→ **Written problem**: Return the listing below in full, with every line exactly as it is.

→ **Dataset extract**:
▼
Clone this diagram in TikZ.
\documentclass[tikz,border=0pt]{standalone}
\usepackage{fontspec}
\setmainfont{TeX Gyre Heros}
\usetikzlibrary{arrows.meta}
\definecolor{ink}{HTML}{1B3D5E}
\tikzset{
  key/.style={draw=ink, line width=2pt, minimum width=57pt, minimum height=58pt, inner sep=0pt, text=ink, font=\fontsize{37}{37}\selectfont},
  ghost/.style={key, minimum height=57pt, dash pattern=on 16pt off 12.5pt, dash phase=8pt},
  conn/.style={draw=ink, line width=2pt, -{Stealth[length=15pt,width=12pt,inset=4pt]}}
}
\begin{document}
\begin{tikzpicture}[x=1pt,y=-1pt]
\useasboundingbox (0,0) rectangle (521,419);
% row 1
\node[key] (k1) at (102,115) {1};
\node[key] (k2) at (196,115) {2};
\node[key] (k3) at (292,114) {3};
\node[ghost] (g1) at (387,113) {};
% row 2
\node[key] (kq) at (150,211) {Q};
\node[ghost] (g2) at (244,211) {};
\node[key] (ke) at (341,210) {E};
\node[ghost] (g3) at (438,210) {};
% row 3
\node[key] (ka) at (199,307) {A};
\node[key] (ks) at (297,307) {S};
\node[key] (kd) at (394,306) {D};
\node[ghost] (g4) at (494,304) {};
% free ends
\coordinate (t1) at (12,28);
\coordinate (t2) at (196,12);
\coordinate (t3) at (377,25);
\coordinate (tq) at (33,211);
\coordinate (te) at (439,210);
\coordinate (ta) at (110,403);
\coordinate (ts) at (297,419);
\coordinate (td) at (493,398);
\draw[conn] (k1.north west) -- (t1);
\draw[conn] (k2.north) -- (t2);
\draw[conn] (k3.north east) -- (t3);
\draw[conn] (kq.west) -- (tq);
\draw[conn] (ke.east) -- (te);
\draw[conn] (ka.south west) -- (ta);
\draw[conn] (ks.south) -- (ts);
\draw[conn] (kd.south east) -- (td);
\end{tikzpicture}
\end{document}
▲
→ **Final result**:
Clone this diagram in TikZ.
\documentclass[tikz,border=0pt]{standalone}
\usepackage{fontspec}
\setmainfont{TeX Gyre Heros}
\usetikzlibrary{arrows.meta}
\definecolor{ink}{HTML}{1B3D5E}
\tikzset{
  key/.style={draw=ink, line width=2pt, minimum width=57pt, minimum height=58pt, inner sep=0pt, text=ink, font=\fontsize{37}{37}\selectfont},
  ghost/.style={key, minimum height=57pt, dash pattern=on 16pt off 12.5pt, dash phase=8pt},
  conn/.style={draw=ink, line width=2pt, -{Stealth[length=15pt,width=12pt,inset=4pt]}}
}
\begin{document}
\begin{tikzpicture}[x=1pt,y=-1pt]
\useasboundingbox (0,0) rectangle (521,419);
% row 1
\node[key] (k1) at (102,115) {1};
\node[key] (k2) at (196,115) {2};
\node[key] (k3) at (292,114) {3};
\node[ghost] (g1) at (387,113) {};
% row 2
\node[key] (kq) at (150,211) {Q};
\node[ghost] (g2) at (244,211) {};
\node[key] (ke) at (341,210) {E};
\node[ghost] (g3) at (438,210) {};
% row 3
\node[key] (ka) at (199,307) {A};
\node[key] (ks) at (297,307) {S};
\node[key] (kd) at (394,306) {D};
\node[ghost] (g4) at (494,304) {};
% free ends
\coordinate (t1) at (12,28);
\coordinate (t2) at (196,12);
\coordinate (t3) at (377,25);
\coordinate (tq) at (33,211);
\coordinate (te) at (439,210);
\coordinate (ta) at (110,403);
\coordinate (ts) at (297,419);
\coordinate (td) at (493,398);
\draw[conn] (k1.north west) -- (t1);
\draw[conn] (k2.north) -- (t2);
\draw[conn] (k3.north east) -- (t3);
\draw[conn] (kq.west) -- (tq);
\draw[conn] (ke.east) -- (te);
\draw[conn] (ka.south west) -- (ta);
\draw[conn] (ks.south) -- (ts);
\draw[conn] (kd.south east) -- (td);
\end{tikzpicture}
\end{document}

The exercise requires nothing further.